Montreal emerges as luxury homebuyers’ market, report
Montreal is emerging as a luxury real estate “hot spot,” while Vancouver and Toronto sales should pick up this fall after somewhat sluggish times, according to a new report.
Sotheby’s International Realty Canada’s rosy outlook comes despite a slew of policy changes, including some from Ottawa and a couple provincial governments designed to cool the country’s hot housing markets. However, Canada’s strong economic performance will boost the market in the coming months, says the real estate sales and marketing company.
“The psychological confidence that people had in the marketplace was shaken by all of the different factors that were put in there,” said Brad Henderson, CEO of Sotheby’s International Realty Canada, of a recent drop in sales in properties of more than $1 million in Toronto.
In July and August, sales of condominiums and houses over $1 million in Toronto fell 27 per cent compared to the same months the year before, according to the report. Transactions of properties over $4 million in the city fell by nearly the same amount - 28 per cent.

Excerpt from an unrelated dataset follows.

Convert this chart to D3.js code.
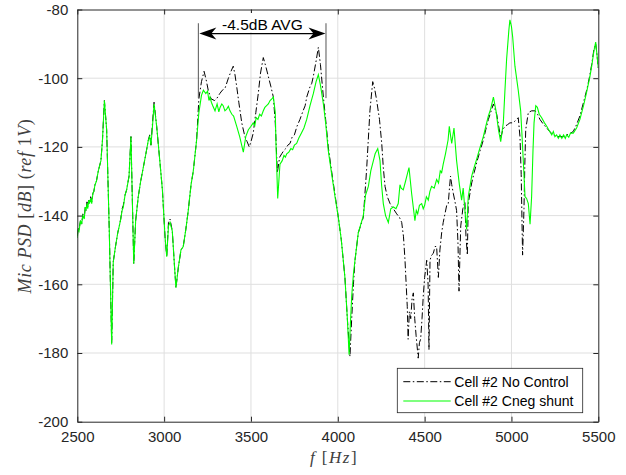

Part of that drop came as buyers and sellers in Ontario grappled with a new 15 per cent tax on foreign buyers of properties in the Greater Golden Horseshoe Region, which includes Toronto and several nearby areas, introduced by the provincial government in late April.
Ontario followed British Columbia’s footsteps in the policy. The B.C. government implemented a similar levy on foreign buyers in the Metro Vancouver area in August 2016, and the province experienced a drop in luxury property sales shortly thereafter.